▶ [Aim of the exercise]
Transcribe the data in full and exactly, omitting any pictures.
>> BEGIN Information shown
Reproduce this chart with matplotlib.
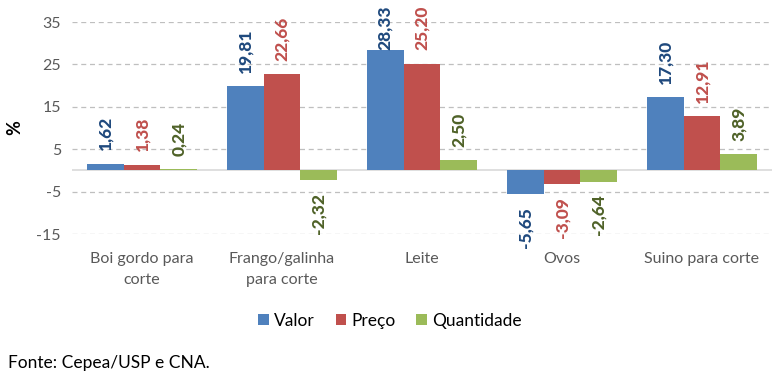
import matplotlib
matplotlib.use("Agg")
import matplotlib.pyplot as plt
import numpy as np

plt.rcParams['font.family'] = ['Lato', 'DejaVu Sans']
plt.rcParams['axes.unicode_minus'] = False

categorias = ["Boi gordo para\ncorte", "Frango/galinha\npara corte", "Leite", "Ovos", "Suino para corte"]
valor = [1.62, 19.81, 28.33, -5.65, 17.30]
preco = [1.38, 22.66, 25.20, -3.09, 12.91]
quantidade = [0.24, -2.32, 2.50, -2.64, 3.89]
series = ["Valor", "Preço", "Quantidade"]
yticks = [-15, -5, 5, 15, 25, 35]

bar_cores = ["#4F81BD", "#C0504D", "#9BBB59"]
label_cores = ["#1F497D", "#C0504D", "#4F6228"]

fig = plt.figure(figsize=(7.77, 3.77), dpi=100)
ax = fig.add_axes([72 / 777, 1 - 234 / 377, 700 / 777, 212 / 377])

x = np.arange(len(categorias))
w = 0.264
pad = 3.1
topo_max = 28.3  # labels can't go past the chart top

for k, (dados, nome) in enumerate(zip([valor, preco, quantidade], series)):
    xs = x + (k - 1) * w
    ax.bar(xs, dados, width=w, color=bar_cores[k], label=nome, zorder=3)
    for xi, v in zip(xs, dados):
        txt = f"{v:.2f}".replace(".", ",")
        if v >= 0:
            yl = min(v + pad, topo_max)
            va = "bottom"
        else:
            yl = v - pad
            va = "top"
        ax.text(xi, yl, txt, rotation=90, ha="center", va=va, color=label_cores[k],
                fontsize=12.5, fontweight="black", clip_on=False, zorder=4)

ax.set_xlim(-0.5, len(categorias) - 0.5)
ax.set_ylim(-15, 35)
ax.set_yticks(yticks)
ax.set_xticks(x)
ax.set_xticklabels(categorias, fontsize=11.5, color="#595959", linespacing=1.6)
ax.tick_params(axis="y", labelsize=11.5, labelcolor="#595959", length=0, pad=8)
ax.tick_params(axis="x", length=0, pad=13)
ax.yaxis.grid(True, linestyle=(0, (4, 3)), color="#BFBFBF", linewidth=0.9, zorder=0)
ax.axhline(0, color="#D9D9D9", linewidth=1.2, zorder=2)
for s in ax.spines.values():
    s.set_visible(False)

fig.text(15 / 777, 1 - 128 / 377, "%", rotation=90, ha="center", va="center",
         fontsize=13, fontweight="bold", color="black")

fig.legend(loc="center", bbox_to_anchor=(390 / 777, 1 - 321 / 377), ncol=3, frameon=False,
           fontsize=12.5, handlelength=0.6, handleheight=0.6, handletextpad=0.3,
           columnspacing=1.2)

fig.text(8 / 777, 1 - 363 / 377, "Fonte: Cepea/USP e CNA.", ha="left", va="center",
         fontsize=12.5, color="black")

fig.savefig("out.png", dpi=100)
>> END Information shown
▶ [Reply]
Reproduce this chart with matplotlib.
import matplotlib
matplotlib.use("Agg")
import matplotlib.pyplot as plt
import numpy as np

plt.rcParams['font.family'] = ['Lato', 'DejaVu Sans']
plt.rcParams['axes.unicode_minus'] = False

categorias = ["Boi gordo para\ncorte", "Frango/galinha\npara corte", "Leite", "Ovos", "Suino para corte"]
valor = [1.62, 19.81, 28.33, -5.65, 17.30]
preco = [1.38, 22.66, 25.20, -3.09, 12.91]
quantidade = [0.24, -2.32, 2.50, -2.64, 3.89]
series = ["Valor", "Preço", "Quantidade"]
yticks = [-15, -5, 5, 15, 25, 35]

bar_cores = ["#4F81BD", "#C0504D", "#9BBB59"]
label_cores = ["#1F497D", "#C0504D", "#4F6228"]

fig = plt.figure(figsize=(7.77, 3.77), dpi=100)
ax = fig.add_axes([72 / 777, 1 - 234 / 377, 700 / 777, 212 / 377])

x = np.arange(len(categorias))
w = 0.264
pad = 3.1
topo_max = 28.3  # labels can't go past the chart top

for k, (dados, nome) in enumerate(zip([valor, preco, quantidade], series)):
    xs = x + (k - 1) * w
    ax.bar(xs, dados, width=w, color=bar_cores[k], label=nome, zorder=3)
    for xi, v in zip(xs, dados):
        txt = f"{v:.2f}".replace(".", ",")
        if v >= 0:
            yl = min(v + pad, topo_max)
            va = "bottom"
        else:
            yl = v - pad
            va = "top"
        ax.text(xi, yl, txt, rotation=90, ha="center", va=va, color=label_cores[k],
                fontsize=12.5, fontweight="black", clip_on=False, zorder=4)

ax.set_xlim(-0.5, len(categorias) - 0.5)
ax.set_ylim(-15, 35)
ax.set_yticks(yticks)
ax.set_xticks(x)
ax.set_xticklabels(categorias, fontsize=11.5, color="#595959", linespacing=1.6)
ax.tick_params(axis="y", labelsize=11.5, labelcolor="#595959", length=0, pad=8)
ax.tick_params(axis="x", length=0, pad=13)
ax.yaxis.grid(True, linestyle=(0, (4, 3)), color="#BFBFBF", linewidth=0.9, zorder=0)
ax.axhline(0, color="#D9D9D9", linewidth=1.2, zorder=2)
for s in ax.spines.values():
    s.set_visible(False)

fig.text(15 / 777, 1 - 128 / 377, "%", rotation=90, ha="center", va="center",
         fontsize=13, fontweight="bold", color="black")

fig.legend(loc="center", bbox_to_anchor=(390 / 777, 1 - 321 / 377), ncol=3, frameon=False,
           fontsize=12.5, handlelength=0.6, handleheight=0.6, handletextpad=0.3,
           columnspacing=1.2)

fig.text(8 / 777, 1 - 363 / 377, "Fonte: Cepea/USP e CNA.", ha="left", va="center",
         fontsize=12.5, color="black")

fig.savefig("out.png", dpi=100)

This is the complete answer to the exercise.